The school announced it will be issuring a RFI (request for information) “solely for information and planning purposes” to ask national developers to come in and look at masses of land totaling over 900 acres around campus for possible future developments. The due date for the RFI is on Mar. 7, and the process will continue from there.
“The time that I’ve spent working on this is probably almost two years now,” Athletics Director Ray Tanner said. “To get to this point to do an RFI, it’s exciting. There aren’t any items. It’s [about’] what can we do? We have the valuable land that a lot of people don’t have, and we have a chance to move forward in a big way.”
Renovations around Williams-Brice Stadium would not directly interfere with any game day operations in the middle of a football season. The areas around the stadium will potentially see a major facelift depending on what the RFI returns, but one major challenge in the project is going to be that 847 of the acres in question around the stadium are on a Flood Plain. For now, it is unclear how the process of trying to renovate the land will evolve.
“We intend to develop a project and select a partner who has a strong track record of creating commercial projects that benefit the entire community through job creation and new businesses that will make Columbia and the Midlands more vibrant than ever," South Carolina's Executive Vice President for Administration and CFO Ed Walton said.

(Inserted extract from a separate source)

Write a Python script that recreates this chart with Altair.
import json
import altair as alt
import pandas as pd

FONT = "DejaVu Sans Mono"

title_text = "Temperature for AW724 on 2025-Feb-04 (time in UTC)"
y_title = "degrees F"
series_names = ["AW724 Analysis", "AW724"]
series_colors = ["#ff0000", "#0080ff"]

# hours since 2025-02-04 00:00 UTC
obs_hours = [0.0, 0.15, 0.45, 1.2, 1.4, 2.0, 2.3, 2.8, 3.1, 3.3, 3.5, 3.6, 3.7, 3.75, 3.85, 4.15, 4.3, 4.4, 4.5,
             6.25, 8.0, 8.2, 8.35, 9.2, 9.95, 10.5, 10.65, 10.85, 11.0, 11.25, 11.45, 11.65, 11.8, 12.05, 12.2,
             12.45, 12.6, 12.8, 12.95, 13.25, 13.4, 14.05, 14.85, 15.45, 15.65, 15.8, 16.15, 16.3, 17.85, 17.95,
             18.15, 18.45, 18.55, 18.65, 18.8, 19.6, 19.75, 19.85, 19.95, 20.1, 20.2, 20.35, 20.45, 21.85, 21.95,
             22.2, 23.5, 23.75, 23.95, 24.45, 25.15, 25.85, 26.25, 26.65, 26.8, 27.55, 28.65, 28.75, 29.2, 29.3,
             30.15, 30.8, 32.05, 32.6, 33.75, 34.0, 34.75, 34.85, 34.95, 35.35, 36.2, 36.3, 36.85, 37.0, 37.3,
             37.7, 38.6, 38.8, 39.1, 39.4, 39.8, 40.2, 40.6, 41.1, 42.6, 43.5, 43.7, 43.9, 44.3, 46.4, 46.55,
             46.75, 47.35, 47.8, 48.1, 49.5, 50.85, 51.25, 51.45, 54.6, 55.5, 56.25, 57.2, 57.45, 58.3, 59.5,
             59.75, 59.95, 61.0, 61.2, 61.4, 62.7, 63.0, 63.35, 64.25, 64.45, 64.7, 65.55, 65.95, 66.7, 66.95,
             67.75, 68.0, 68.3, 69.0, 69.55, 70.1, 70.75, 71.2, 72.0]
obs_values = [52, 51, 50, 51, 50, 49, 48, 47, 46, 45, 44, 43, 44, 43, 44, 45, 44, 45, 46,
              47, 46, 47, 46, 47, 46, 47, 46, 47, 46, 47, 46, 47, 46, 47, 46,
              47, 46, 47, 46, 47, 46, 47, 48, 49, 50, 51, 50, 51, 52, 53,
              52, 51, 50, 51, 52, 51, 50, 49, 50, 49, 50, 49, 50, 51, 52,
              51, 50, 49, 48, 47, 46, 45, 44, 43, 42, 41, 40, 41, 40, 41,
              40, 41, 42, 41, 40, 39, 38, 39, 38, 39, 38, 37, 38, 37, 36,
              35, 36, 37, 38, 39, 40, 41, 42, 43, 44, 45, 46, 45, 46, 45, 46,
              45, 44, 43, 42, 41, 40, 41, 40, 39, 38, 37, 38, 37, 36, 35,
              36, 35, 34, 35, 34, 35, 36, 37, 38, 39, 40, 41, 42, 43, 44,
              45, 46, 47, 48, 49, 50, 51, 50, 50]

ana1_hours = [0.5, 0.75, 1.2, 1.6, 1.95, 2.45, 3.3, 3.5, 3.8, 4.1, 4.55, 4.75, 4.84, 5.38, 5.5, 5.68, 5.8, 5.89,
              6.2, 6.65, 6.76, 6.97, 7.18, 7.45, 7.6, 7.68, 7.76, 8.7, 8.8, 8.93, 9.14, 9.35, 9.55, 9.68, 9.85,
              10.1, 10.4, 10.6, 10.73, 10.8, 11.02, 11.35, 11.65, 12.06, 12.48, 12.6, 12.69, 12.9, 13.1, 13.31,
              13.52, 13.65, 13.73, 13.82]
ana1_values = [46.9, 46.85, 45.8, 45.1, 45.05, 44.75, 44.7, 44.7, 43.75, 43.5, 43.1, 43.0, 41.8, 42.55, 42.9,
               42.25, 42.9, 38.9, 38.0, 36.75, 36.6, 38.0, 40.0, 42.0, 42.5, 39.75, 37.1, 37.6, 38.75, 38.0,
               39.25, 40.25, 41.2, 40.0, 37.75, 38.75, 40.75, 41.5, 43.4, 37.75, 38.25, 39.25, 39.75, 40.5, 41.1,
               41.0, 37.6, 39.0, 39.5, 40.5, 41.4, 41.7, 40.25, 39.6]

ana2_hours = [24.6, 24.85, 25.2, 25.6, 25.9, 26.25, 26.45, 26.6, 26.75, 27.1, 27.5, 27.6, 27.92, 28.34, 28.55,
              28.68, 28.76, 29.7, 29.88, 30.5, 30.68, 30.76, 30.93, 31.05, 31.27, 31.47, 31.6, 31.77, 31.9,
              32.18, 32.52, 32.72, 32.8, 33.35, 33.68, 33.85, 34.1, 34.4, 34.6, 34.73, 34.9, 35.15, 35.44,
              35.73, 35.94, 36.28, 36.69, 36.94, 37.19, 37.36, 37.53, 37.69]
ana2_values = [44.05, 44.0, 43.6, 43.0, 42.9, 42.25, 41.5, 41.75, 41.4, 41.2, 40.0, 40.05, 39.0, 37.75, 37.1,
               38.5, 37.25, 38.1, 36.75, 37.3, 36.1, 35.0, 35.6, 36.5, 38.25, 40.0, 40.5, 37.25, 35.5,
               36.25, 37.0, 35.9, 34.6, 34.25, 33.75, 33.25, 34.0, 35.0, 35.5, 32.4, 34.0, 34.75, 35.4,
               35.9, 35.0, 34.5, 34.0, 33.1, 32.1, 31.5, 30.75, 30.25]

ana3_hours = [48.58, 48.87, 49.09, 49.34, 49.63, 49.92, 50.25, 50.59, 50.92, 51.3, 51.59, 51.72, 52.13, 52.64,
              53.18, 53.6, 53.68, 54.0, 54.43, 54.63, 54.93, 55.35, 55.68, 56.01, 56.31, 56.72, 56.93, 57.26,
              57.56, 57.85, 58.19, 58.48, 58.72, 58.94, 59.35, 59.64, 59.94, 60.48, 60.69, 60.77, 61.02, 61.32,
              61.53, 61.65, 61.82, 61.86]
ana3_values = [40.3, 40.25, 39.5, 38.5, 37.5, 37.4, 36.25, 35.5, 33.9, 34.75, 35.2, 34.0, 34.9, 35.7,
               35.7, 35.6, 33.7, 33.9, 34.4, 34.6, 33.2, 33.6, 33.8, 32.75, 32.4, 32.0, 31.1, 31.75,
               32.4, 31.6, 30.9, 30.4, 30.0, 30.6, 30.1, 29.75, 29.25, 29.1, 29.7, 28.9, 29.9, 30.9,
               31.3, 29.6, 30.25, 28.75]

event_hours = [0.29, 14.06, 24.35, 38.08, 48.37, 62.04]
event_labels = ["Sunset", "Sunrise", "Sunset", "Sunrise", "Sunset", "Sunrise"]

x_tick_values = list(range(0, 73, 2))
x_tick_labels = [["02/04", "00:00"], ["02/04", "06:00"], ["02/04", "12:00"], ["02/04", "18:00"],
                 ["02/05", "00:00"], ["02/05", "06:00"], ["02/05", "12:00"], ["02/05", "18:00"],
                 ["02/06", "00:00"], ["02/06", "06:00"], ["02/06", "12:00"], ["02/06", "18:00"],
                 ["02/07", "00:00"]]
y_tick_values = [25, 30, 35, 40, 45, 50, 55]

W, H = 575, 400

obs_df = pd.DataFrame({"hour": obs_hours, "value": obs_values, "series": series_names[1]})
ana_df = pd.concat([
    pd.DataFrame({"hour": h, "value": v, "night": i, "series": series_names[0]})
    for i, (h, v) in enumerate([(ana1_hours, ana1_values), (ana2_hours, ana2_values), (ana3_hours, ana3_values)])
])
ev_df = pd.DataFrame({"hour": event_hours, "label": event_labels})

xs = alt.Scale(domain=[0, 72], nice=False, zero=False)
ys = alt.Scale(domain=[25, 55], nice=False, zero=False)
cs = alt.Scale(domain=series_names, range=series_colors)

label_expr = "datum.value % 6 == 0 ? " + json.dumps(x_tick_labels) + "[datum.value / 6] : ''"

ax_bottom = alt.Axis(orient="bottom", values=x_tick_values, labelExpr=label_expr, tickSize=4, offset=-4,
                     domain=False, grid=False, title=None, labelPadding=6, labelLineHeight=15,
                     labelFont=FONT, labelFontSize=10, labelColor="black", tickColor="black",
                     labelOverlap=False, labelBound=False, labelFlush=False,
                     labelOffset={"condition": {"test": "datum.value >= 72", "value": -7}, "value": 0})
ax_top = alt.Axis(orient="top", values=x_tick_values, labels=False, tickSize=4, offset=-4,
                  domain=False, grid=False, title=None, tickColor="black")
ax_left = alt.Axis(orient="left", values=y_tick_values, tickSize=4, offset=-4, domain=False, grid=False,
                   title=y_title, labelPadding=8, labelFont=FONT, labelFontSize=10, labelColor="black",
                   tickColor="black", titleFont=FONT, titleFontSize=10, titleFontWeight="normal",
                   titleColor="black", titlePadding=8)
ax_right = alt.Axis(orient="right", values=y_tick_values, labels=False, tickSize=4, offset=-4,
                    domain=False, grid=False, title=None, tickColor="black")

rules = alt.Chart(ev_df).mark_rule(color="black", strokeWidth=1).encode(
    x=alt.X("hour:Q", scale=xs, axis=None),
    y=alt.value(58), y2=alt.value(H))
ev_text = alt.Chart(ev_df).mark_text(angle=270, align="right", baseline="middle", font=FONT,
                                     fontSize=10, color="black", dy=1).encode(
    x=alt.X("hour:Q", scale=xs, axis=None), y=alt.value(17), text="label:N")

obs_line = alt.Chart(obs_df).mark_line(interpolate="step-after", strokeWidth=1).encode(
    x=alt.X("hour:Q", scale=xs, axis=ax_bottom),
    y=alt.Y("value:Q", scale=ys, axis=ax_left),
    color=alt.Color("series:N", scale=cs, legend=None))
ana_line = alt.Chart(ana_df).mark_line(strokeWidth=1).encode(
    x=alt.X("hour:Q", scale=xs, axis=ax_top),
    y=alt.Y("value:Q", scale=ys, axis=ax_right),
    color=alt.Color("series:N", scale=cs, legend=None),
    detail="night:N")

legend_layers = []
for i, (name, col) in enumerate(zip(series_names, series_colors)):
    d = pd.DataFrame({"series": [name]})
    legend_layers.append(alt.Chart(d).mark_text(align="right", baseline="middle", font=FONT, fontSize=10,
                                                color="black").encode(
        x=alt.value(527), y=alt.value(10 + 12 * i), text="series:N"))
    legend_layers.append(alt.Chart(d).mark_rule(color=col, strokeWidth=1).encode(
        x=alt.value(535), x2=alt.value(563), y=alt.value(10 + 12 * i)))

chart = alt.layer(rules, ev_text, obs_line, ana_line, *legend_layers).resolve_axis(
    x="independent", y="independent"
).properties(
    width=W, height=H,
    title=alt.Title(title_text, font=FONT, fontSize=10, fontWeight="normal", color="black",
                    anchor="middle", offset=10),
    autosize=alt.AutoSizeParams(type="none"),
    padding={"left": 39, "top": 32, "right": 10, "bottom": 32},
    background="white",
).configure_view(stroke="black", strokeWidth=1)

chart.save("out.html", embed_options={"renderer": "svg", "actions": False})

But there are also more planned upgrades for the inside of the stadium. There are currently only 18 luxury boxes in Williams-Brice Stadium, an allotment the school sold out and “has a waiting list of over 100 right now” for. But the build-up inside the stadium will extend beyond suites to the concourses, bathrooms, concessions and even into general seating areas.
“I would say that this concerns the average fan as well,” Tanner said. “We’re not turning the entire stadium into premium seating, but we have an opportunity to enhance the general seating. We have a lot of general seating in Williams-Brice and our other facilities as well, so that does not exclude them. We will include them as well when we move through a process of any type of phases that we go through and changes that we’ll make.
Tanner also stated his goal of the project being a “blank canvas” for developers to potentially help the school turn areas around Williams-Brice Stadium into spots people will be able to visit beyond just the seven Saturdays per season with home football games.
“There will be other things than just what goes on inside the stadium,” Tanner said. “There will be experiences outside the stadium, inside the facility on that acreage that we talked about.
“We could bring people to this area for 365 days a year, potentially. We’d maybe get a few days off in there, but it would in fact bring people to this area if it’s as expansive and impactful as we think it could be.”
The RFI returning will be the first step, but Tanner confirmed it would “probably take 12-to-15 months” as a best case scenario before any work could finally get underway on the project.